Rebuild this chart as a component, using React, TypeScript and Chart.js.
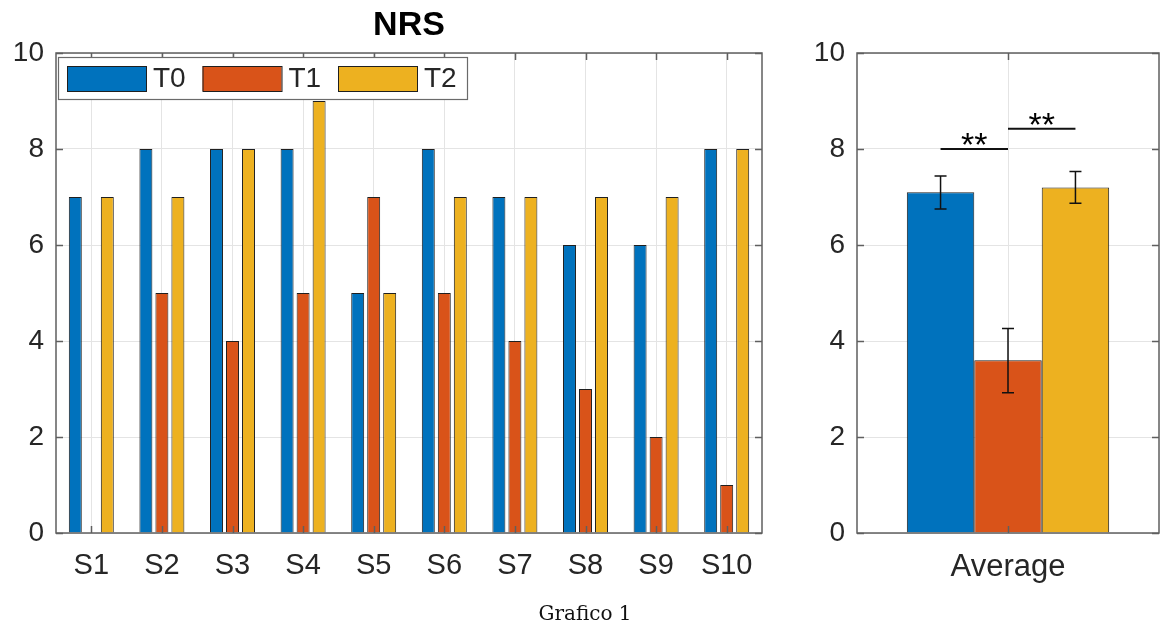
import React, { useEffect, useRef } from "react";
import { Chart, registerables } from "chart.js";

Chart.register(...registerables);

// ---------- data ----------
const subjects = ["S1", "S2", "S3", "S4", "S5", "S6", "S7", "S8", "S9", "S10"];
const seriesNames = ["T0", "T1", "T2"];
const seriesColors = ["#0072BD", "#D95319", "#EDB120"];
const t0Values = [7, 8, 8, 8, 5, 8, 7, 6, 6, 8];
const t1Values = [0, 5, 4, 5, 7, 5, 4, 3, 2, 1];
const t2Values = [7, 7, 8, 9, 5, 7, 7, 7, 7, 8];

const averageLabel = ["Average"];
const averageValues = [7.1, 3.6, 7.2];
const averageErrLow = [6.75, 2.92, 6.87];
const averageErrHigh = [7.44, 4.26, 7.53];

const sigPairs = [
  [0, 1],
  [1, 2],
];
const sigLevels = [8.0, 8.42];
const sigLabels = ["**", "**"];

const chartTitle = "NRS";
const caption = "Grafico 1";
const yMin = 0;
const yMax = 10;
const yStep = 2;

// ---------- styles ----------
const FONT = "'Liberation Sans', Arial, Helvetica, sans-serif";
const AXIS = "#5f5f5f";
const GRID = "#e4e4e4";
const TEXT = "#262626";
const EDGE = "#1f1f1f";

const boxPlugin = {
  id: "boxTicks",
  afterDatasetsDraw(chart: any) {
    const { ctx, chartArea: a, scales } = chart;
    const x = scales.x;
    const y = scales.y;
    ctx.save();
    ctx.strokeStyle = AXIS;
    ctx.lineWidth = 1.5;
    ctx.beginPath();
    x.ticks.forEach((_: any, i: number) => {
      const px = Math.round(x.getPixelForTick(i)) + 0.5;
      ctx.moveTo(px, a.bottom);
      ctx.lineTo(px, a.bottom - 7);
      ctx.moveTo(px, a.top);
      ctx.lineTo(px, a.top + 7);
    });
    y.ticks.forEach((t: any) => {
      const py = Math.round(y.getPixelForValue(t.value)) + 0.5;
      ctx.moveTo(a.left, py);
      ctx.lineTo(a.left + 7, py);
      ctx.moveTo(a.right, py);
      ctx.lineTo(a.right - 7, py);
    });
    ctx.stroke();
    ctx.strokeRect(a.left, a.top, a.right - a.left, a.bottom - a.top);
    ctx.restore();
  },
};

const legendTitlePlugin = {
  id: "legendTitle",
  afterDraw(chart: any) {
    const { ctx, chartArea: a } = chart;
    ctx.save();
    // title
    ctx.fillStyle = "#000";
    ctx.font = `bold 34px ${FONT}`;
    ctx.textAlign = "center";
    ctx.textBaseline = "middle";
    ctx.fillText(chartTitle, (a.left + a.right) / 2, 26);
    // legend box
    const bx = a.left + 2;
    const by = a.top + 4;
    const bw = 409;
    const bh = 42;
    ctx.fillStyle = "#fff";
    ctx.fillRect(bx, by, bw, bh);
    ctx.strokeStyle = "#6a6a6a";
    ctx.lineWidth = 1.2;
    ctx.strokeRect(bx + 0.5, by + 0.5, bw, bh);
    ctx.font = `28px ${FONT}`;
    ctx.textAlign = "left";
    ctx.textBaseline = "middle";
    seriesNames.forEach((name, i) => {
      const sx = bx + 9 + i * 135.5;
      const sy = by + 9;
      ctx.fillStyle = seriesColors[i];
      ctx.fillRect(sx, sy, 79, 25);
      ctx.strokeStyle = EDGE;
      ctx.lineWidth = 1;
      ctx.strokeRect(sx + 0.5, sy + 0.5, 79, 25);
      ctx.fillStyle = TEXT;
      ctx.fillText(name, sx + 86, sy + 13);
    });
    ctx.restore();
  },
};

const errorSigPlugin = {
  id: "errorSig",
  afterDatasetsDraw(chart: any) {
    const { ctx } = chart;
    const y = chart.scales.y;
    ctx.save();
    ctx.strokeStyle = "#111";
    ctx.lineWidth = 1.5;
    const xs: number[] = [];
    chart.data.datasets.forEach((_: any, di: number) => {
      const bar = chart.getDatasetMeta(di).data[0];
      const px = bar.x;
      xs.push(px);
      const hi = y.getPixelForValue(averageErrHigh[di]);
      const lo = y.getPixelForValue(averageErrLow[di]);
      ctx.beginPath();
      ctx.moveTo(px, hi);
      ctx.lineTo(px, lo);
      ctx.moveTo(px - 6, hi);
      ctx.lineTo(px + 6, hi);
      ctx.moveTo(px - 6, lo);
      ctx.lineTo(px + 6, lo);
      ctx.stroke();
    });
    ctx.lineWidth = 2;
    ctx.fillStyle = "#000";
    ctx.font = `34px ${FONT}`;
    ctx.textAlign = "center";
    ctx.textBaseline = "alphabetic";
    sigPairs.forEach((pair, i) => {
      const x1 = xs[pair[0]];
      const x2 = xs[pair[1]];
      const py = y.getPixelForValue(sigLevels[i]);
      ctx.beginPath();
      ctx.moveTo(x1, py);
      ctx.lineTo(x2, py);
      ctx.stroke();
      ctx.fillText(sigLabels[i], (x1 + x2) / 2, py + 7);
    });
    ctx.restore();
  },
};

function scalesFor(yWidth: number, xFontSize: number) {
  return {
    x: {
      type: "category" as const,
      offset: true,
      grid: { offset: false, color: GRID, lineWidth: 1, drawTicks: false },
      border: { display: false },
      ticks: { color: TEXT, font: { family: FONT, size: xFontSize }, padding: 16, maxRotation: 0 },
      afterFit(scale: any) {
        scale.height = 93;
      },
    },
    y: {
      min: yMin,
      max: yMax,
      grid: { color: GRID, lineWidth: 1, drawTicks: false },
      border: { display: false },
      ticks: { stepSize: yStep, color: TEXT, font: { family: FONT, size: 28 }, padding: 12 },
      afterFit(scale: any) {
        scale.width = yWidth;
      },
    },
  };
}

function LeftChart() {
  const ref = useRef<HTMLCanvasElement>(null);
  useEffect(() => {
    const values = [t0Values, t1Values, t2Values];
    const chart = new Chart(ref.current!, {
      type: "bar",
      data: {
        labels: subjects,
        datasets: seriesNames.map((name, i) => ({
          label: name,
          data: values[i],
          backgroundColor: seriesColors[i],
          borderColor: EDGE,
          borderWidth: 1,
          categoryPercentage: 0.68,
          barPercentage: 0.81,
        })),
      },
      options: {
        responsive: false,
        animation: false,
        layout: { padding: { top: 53, right: 28, bottom: 0, left: 0 } },
        plugins: { legend: { display: false }, tooltip: { enabled: false }, title: { display: false } },
        scales: scalesFor(56, 29) as any,
      },
      plugins: [boxPlugin, legendTitlePlugin],
    });
    return () => chart.destroy();
  }, []);
  return (
    <canvas
      ref={ref}
      width={790}
      height={626}
      style={{ position: "absolute", left: 0, top: 0, width: 790, height: 626 }}
    />
  );
}

function RightChart() {
  const ref = useRef<HTMLCanvasElement>(null);
  useEffect(() => {
    const chart = new Chart(ref.current!, {
      type: "bar",
      data: {
        labels: averageLabel,
        datasets: seriesNames.map((name, i) => ({
          label: name,
          data: [averageValues[i]],
          backgroundColor: seriesColors[i],
          borderColor: EDGE,
          borderWidth: 1,
          categoryPercentage: 0.67,
          barPercentage: 1,
        })),
      },
      options: {
        responsive: false,
        animation: false,
        layout: { padding: { top: 53, right: 1, bottom: 0, left: 0 } },
        plugins: { legend: { display: false }, tooltip: { enabled: false }, title: { display: false } },
        scales: scalesFor(67, 31) as any,
      },
      plugins: [boxPlugin, errorSigPlugin],
    });
    return () => chart.destroy();
  }, []);
  return (
    <canvas
      ref={ref}
      width={370}
      height={626}
      style={{ position: "absolute", left: 790, top: 0, width: 370, height: 626 }}
    />
  );
}

export default function App() {
  return (
    <div
      style={{
        position: "absolute",
        left: 0,
        top: 0,
        width: 1160,
        height: 626,
        background: "#fff",
        overflow: "hidden",
      }}
    >
      <LeftChart />
      <RightChart />
      <div
        style={{
          position: "absolute",
          left: 485,
          width: 200,
          top: 603,
          lineHeight: "20px",
          textAlign: "center",
          fontFamily: "'DejaVu Serif', serif",
          fontSize: 20,
          color: "#111",
        }}
      >
        {caption}
      </div>
    </div>
  );
}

TASK BRIEF =
From the opening line of the listing above through the line bearing "7, 7, 7, 7, 8];", repeat each line exactly. Drop every picture.

FINAL RESULT =
Rebuild this chart as a component, using React, TypeScript and Chart.js.
import React, { useEffect, useRef } from "react";
import { Chart, registerables } from "chart.js";

Chart.register(...registerables);

// ---------- data ----------
const subjects = ["S1", "S2", "S3", "S4", "S5", "S6", "S7", "S8", "S9", "S10"];
const seriesNames = ["T0", "T1", "T2"];
const seriesColors = ["#0072BD", "#D95319", "#EDB120"];
const t0Values = [7, 8, 8, 8, 5, 8, 7, 6, 6, 8];
const t1Values = [0, 5, 4, 5, 7, 5, 4, 3, 2, 1];
const t2Values = [7, 7, 8, 9, 5, 7, 7, 7, 7, 8];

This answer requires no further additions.